Modern poets more often than not attach their words to music. As in any generation some are better than others. Certainly many musicians do not fall into the category of poet. And many poets are never discovered – at least not by the majority. This is not an indictment on the poet, but the majority – who struggle to find depth. The baby pool is more comfortable. It is as if safety were a virtue. Of course it may more be an indictment on pastors who find themselves joyfully swaddling congregations into comfort.

And complacency…

At the Crowder concert I was introduced to John Mark McMillan – who I only knew as the author of How He Loves. This in itself was an accomplishment, writing one of the most beautiful modern songs. One that should stand the test of time.

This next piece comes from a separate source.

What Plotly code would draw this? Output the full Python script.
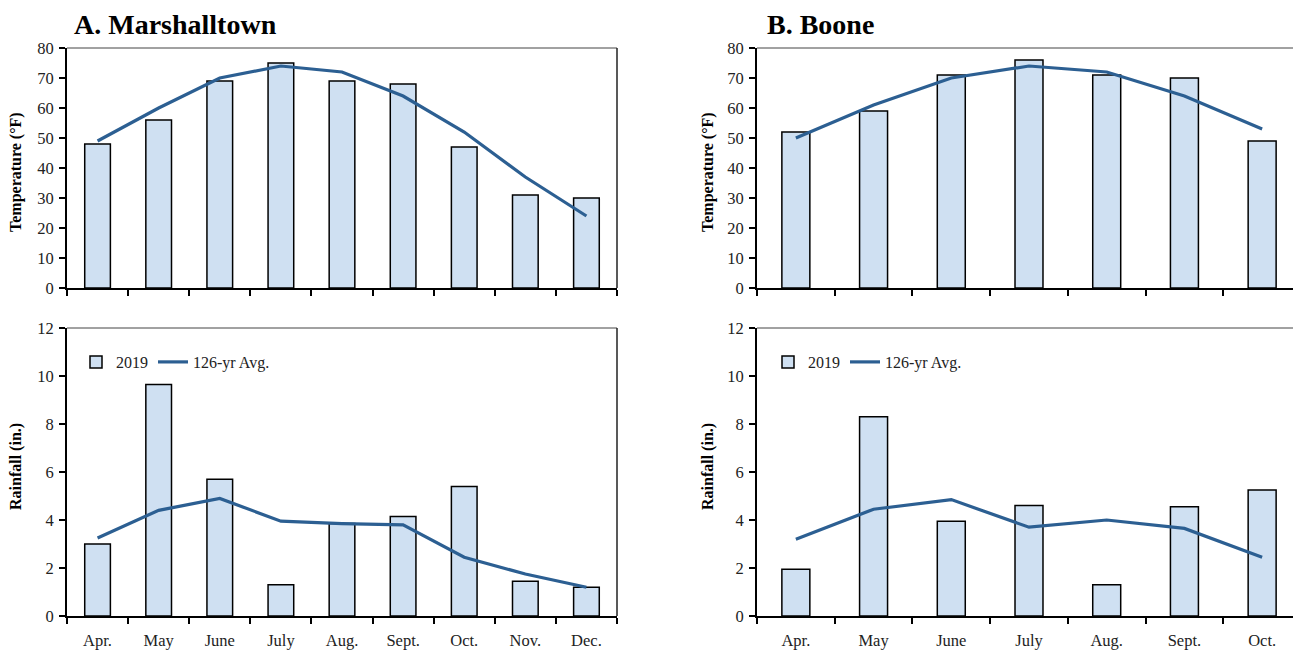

Yet I knew nothing of him, but his deep voice fascinated me and Meg. So we bought two of his CDs (had to order them online – the tour had sold-out, a good sign). And as we listened to the music I found myself reading the lyrics. A little jealous of his writing ability. A sin I know. But I pride myself in capturing words and am not scared to say I write better than most (pride – another sin, they do add up). But occasionally I will read something I doubt my own ability to write.

These are certainly the pages I want to read. That I need to hear echo in my mind. Words that rivet me, only to propel me forward.

It is an unsettling process. It does not leave me content, but hungry. But we should not settle for anything less. Comfort is too little a prize compared with knowing Him.

So here is the verses to John Mark McMillan’s Death in His Grave (Or Click Here to Hear the Song):

Though the Earth Cried out for blood
Satisfied her hunger was
Her billows calmed on raging seas
for the souls of men she craved

Sun and moon from balcony
Turned their head in disbelief
Their precious Love would taste the sting
disfigured and disdained

On Friday a thief
On Sunday a King
Laid down in grief
But awoke with keys
Of Hell on that day
The first born of the slain
The Man Jesus Christ
Laid death in his grave

So three days in darkness slept
The Morning Sun of righteousness
But rose to shame the throes of death
And over turn his rule

Now daughters and the sons of men
Would pay not their dues again
The debt of blood they owed was rent
When the day rolled a new

“Laid death in his grave”. A powerful image of the man shrouded in black. Sickle in hand. Then the coffin closes. We will not pay our dues again. The debt of blood was rent, but Christ has bought the house. Amen.

You notice who does not have any action in this story? Me. You. This is the greatest blessing of the Kingdom. It is not about me or you. But this is also our greatest temptation – we desire this world to be about ourselves. Just as I imagine myself to be a talented a writer. Scribbling out a blog. Doodles seeking praise, while the Poet has written new life in blood.